Main was at his primary residence in Northern Virginia when he got an alert from his Sand Dune Drive home's alarm system. He said shortly thereafter he learned his home would be a total loss.

"I think everybody is just stunned that it would happen," he says.

The Delaware State Fire Marshal's office says it believes the house next to Main's is where the fire started. But the exact origin and cause have yet to be determined. Chief Deputy State Fire Marshal Harry Miller says he does not believe the house where the fire started had an automatic fire alarm system or sprinklers. At the moment, deputy state fire marshals are contacting witnesses and residents as part of the investigation.

"Anybody that was here yesterday smelled any odors, anything like that, we'll gladly take any information people have to offer," he says.

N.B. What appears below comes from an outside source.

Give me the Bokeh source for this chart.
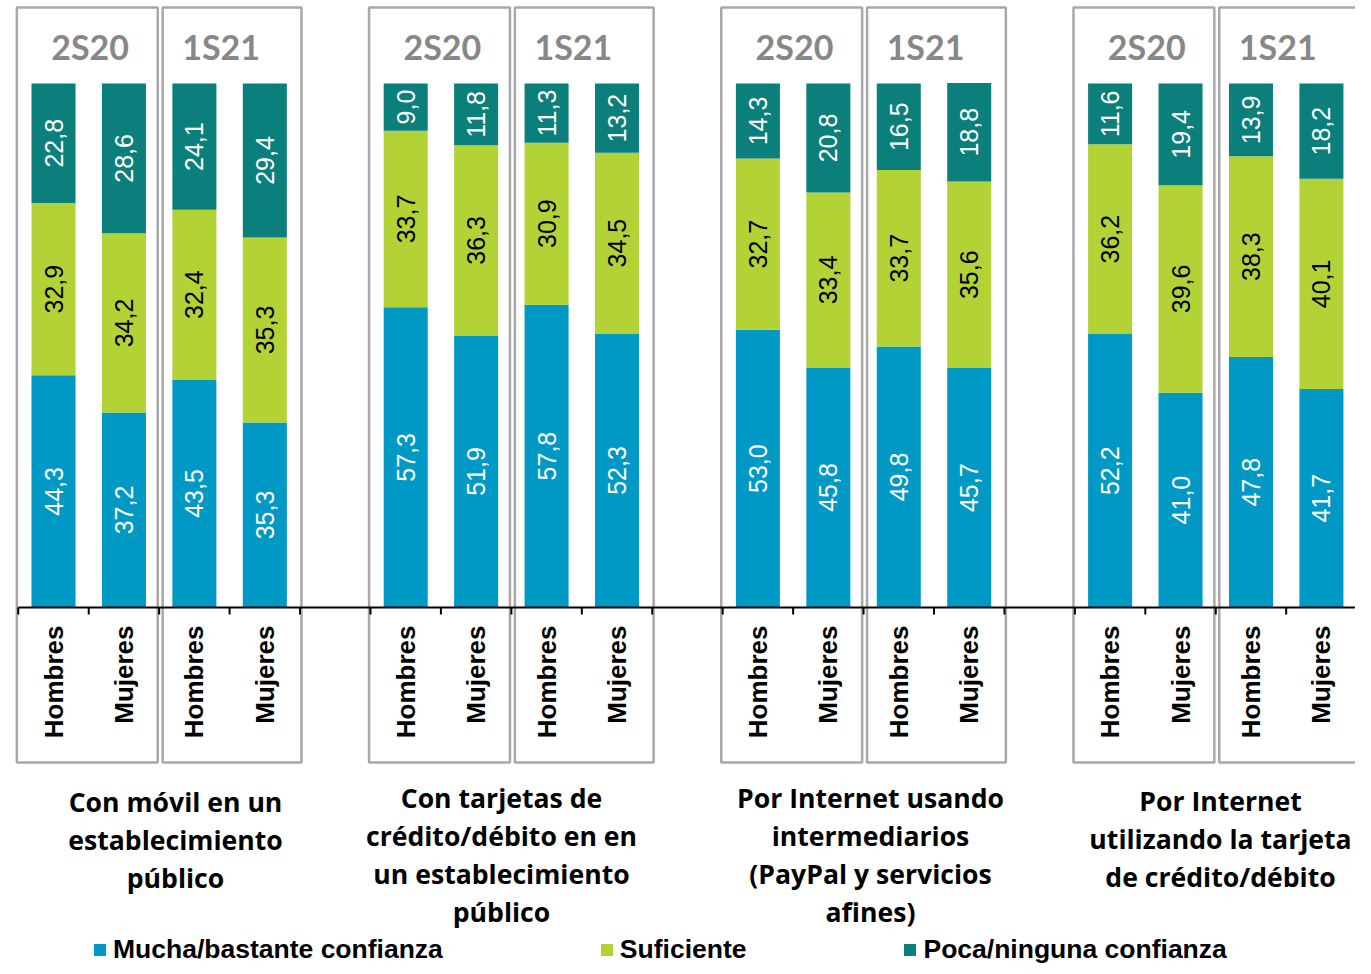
from bokeh.plotting import figure
from bokeh.models import ColumnDataSource, Range1d, Legend, LegendItem
from bokeh.core.properties import value
from bokeh.embed import file_html
from bokeh.resources import INLINE
import math

# ---------------- data ----------------
categories = [
    ["Con móvil en un", "establecimiento", "público"],
    ["Con tarjetas de", "crédito/débito en en", "un establecimiento", "público"],
    ["Por Internet usando", "intermediarios", "(PayPal y servicios", "afines)"],
    ["Por Internet", "utilizando la tarjeta", "de crédito/débito"],
]
periods = ["2S20", "1S21"]
sexes = ["Hombres", "Mujeres"]
series_names = ["Mucha/bastante confianza", "Suficiente", "Poca/ninguna confianza"]

# order per category: 2S20 Hombres, 2S20 Mujeres, 1S21 Hombres, 1S21 Mujeres
mucha = [44.3, 37.2, 43.5, 35.3,
         57.3, 51.9, 57.8, 52.3,
         53.0, 45.8, 49.8, 45.7,
         52.2, 41.0, 47.8, 41.7]
suficiente = [32.9, 34.2, 32.4, 35.3,
              33.7, 36.3, 30.9, 34.5,
              32.7, 33.4, 33.7, 35.6,
              36.2, 39.6, 38.3, 40.1]
poca = [22.8, 28.6, 24.1, 29.4,
        9.0, 11.8, 11.3, 13.2,
        14.3, 20.8, 16.5, 18.8,
        11.6, 19.4, 13.9, 18.2]

# ---------------- styling ----------------
BLUE = "#0099C5"
LIME = "#B2D235"
TEAL = "#0A7F7B"
BOX = "#A8A8A8"
PERIOD = "#878787"

W, H = 1355, 966
PX_PER_SLOT = 70.44
PX_PER_UNIT = 5.24
# canvas pixel helpers: slot 0 centre at x=53 px, value 0 at y=607 px
def sx(px):
    return (px - 53) / PX_PER_SLOT
def sy(py):
    return (607 - py) / PX_PER_UNIT

p = figure(width=W, height=H, output_backend="svg", toolbar_location=None,
           x_range=Range1d(sx(0), sx(W)), y_range=Range1d(sy(H), sy(0)),
           min_border=0, min_border_left=0, min_border_right=0,
           min_border_top=0, min_border_bottom=0)
p.xaxis.visible = False
p.yaxis.visible = False
p.grid.visible = False
p.outline_line_color = None
p.background_fill_color = "white"
p.border_fill_color = "white"

n_groups = len(categories)
xs, sex_lbl = [], []
for g in range(n_groups):
    for k in range(4):
        xs.append(g * 5 + k)
        sex_lbl.append(sexes[k % 2])

fmt = lambda v: f"{v:.1f}".replace(".", ",")
src = ColumnDataSource(dict(
    x=xs, mucha=mucha, suf=suficiente, poca=poca,
    y1=[a / 2 for a in mucha],
    y2=[a + b / 2 for a, b in zip(mucha, suficiente)],
    y3=[a + b + c / 2 for a, b, c in zip(mucha, suficiente, poca)],
    t1=[fmt(v) for v in mucha],
    t2=[fmt(v) for v in suficiente],
    t3=[fmt(v) for v in poca],
    sex=sex_lbl,
))

# boxes around each period pair
bl, br = [], []
for g in range(n_groups):
    s = g * 5
    bl += [s - 0.52, s + 1.55]
    br += [s + 1.48, s + 3.52]
p.quad(left=bl, right=br, top=sy(7), bottom=sy(762), fill_color=None,
       line_color=BOX, line_width=2.5)

bars = p.vbar_stack(["mucha", "suf", "poca"], x="x", width=0.625, source=src,
                    color=[BLUE, LIME, TEAL], line_color=None)

lab_font = value("Liberation Sans")
for col, ycol, colr in (("t1", "y1", "white"), ("t2", "y2", "black"), ("t3", "y3", "white")):
    p.text(x="x", y=ycol, text=col, source=src, angle=math.pi / 2,
           text_align="center", text_baseline="middle", text_color=colr,
           text_font=lab_font, text_font_size="25px")

# axis line and ticks
last = (n_groups - 1) * 5 + 3
p.segment(x0=-0.5, y0=0, x1=last + 0.5, y1=0, line_color="black", line_width=2)
ticks = [i - 0.5 for i in range(last + 2)]
p.segment(x0=ticks, y0=[0] * len(ticks), x1=ticks, y1=[sy(614)] * len(ticks),
          line_color="black", line_width=2)

# sex labels
p.text(x="x", y=sy(625), text="sex", source=src, angle=math.pi / 2,
       text_align="right", text_baseline="middle", text_color="black",
       text_font=lab_font, text_font_style="bold", text_font_size="26px")

# period labels
per_x, per_t = [], []
for g in range(n_groups):
    s = g * 5
    per_x += [s + 0.52, s + 2.38]
    per_t += periods
p.text(x=per_x, y=[sy(46)] * len(per_x), text=per_t, text_align="center",
       text_baseline="middle", text_color=PERIOD, text_font=value("Lato"),
       text_font_style="bold", text_font_size="34px")

# category labels
cat_cx = [175, 501, 870, 1220]
cat_y0 = [801, 797, 797, 800]
cx, cy, ct = [], [], []
for g, lines in enumerate(categories):
    for i, line in enumerate(lines):
        cx.append(sx(cat_cx[g]))
        cy.append(sy(cat_y0[g] + 38 * i))
        ct.append(line)
p.text(x=cx, y=cy, text=ct, text_align="center", text_baseline="middle",
       text_color="black", text_font=value("Open Sans"), text_font_style="bold",
       text_font_size="26.6px")

legend = Legend(items=[LegendItem(label=n, renderers=[r]) for n, r in zip(series_names, bars)],
                orientation="horizontal", location=(92, 1),
                label_text_font="Liberation Sans", label_text_font_style="bold",
                label_text_font_size="26.5px", label_text_color="black",
                glyph_width=15, glyph_height=15, label_standoff=6, spacing=156,
                padding=0, margin=0, border_line_color=None, background_fill_alpha=0)
p.add_layout(legend)

open("out.html", "w").write(file_html(p, INLINE))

One witness was Everett Wodiska, a limo driver who was driving a client home when the fire started around 3 a.m. He says he immediately called 9-1-1.

"The fire was just enormous," he recalls. "The flames were at least 60 feet up into the air. It was clear as day across the lake."

Wodiska says the strong winds made him think the fire could spread southbound, a fear shared by Rehoboth Fire Chief Chuck Snyder. 

"The houses to the south were in real grave danger," he says. "The folks that came and assisted us from Lewes and Bethany Beach set up their ladder trucks here and saved those two structures from burning down. There is damage to them, however they are still standing so that's a testament to the winds that were blowing here and what those guys had to put up with."

Snyder says cold temperatures and low water pressure from a nearby hydrant also were challenging for operations, with the latter requiring crews to pump water from Silver Like.

The State Fire Marshal's office estimates the damages to be worth around $5 million.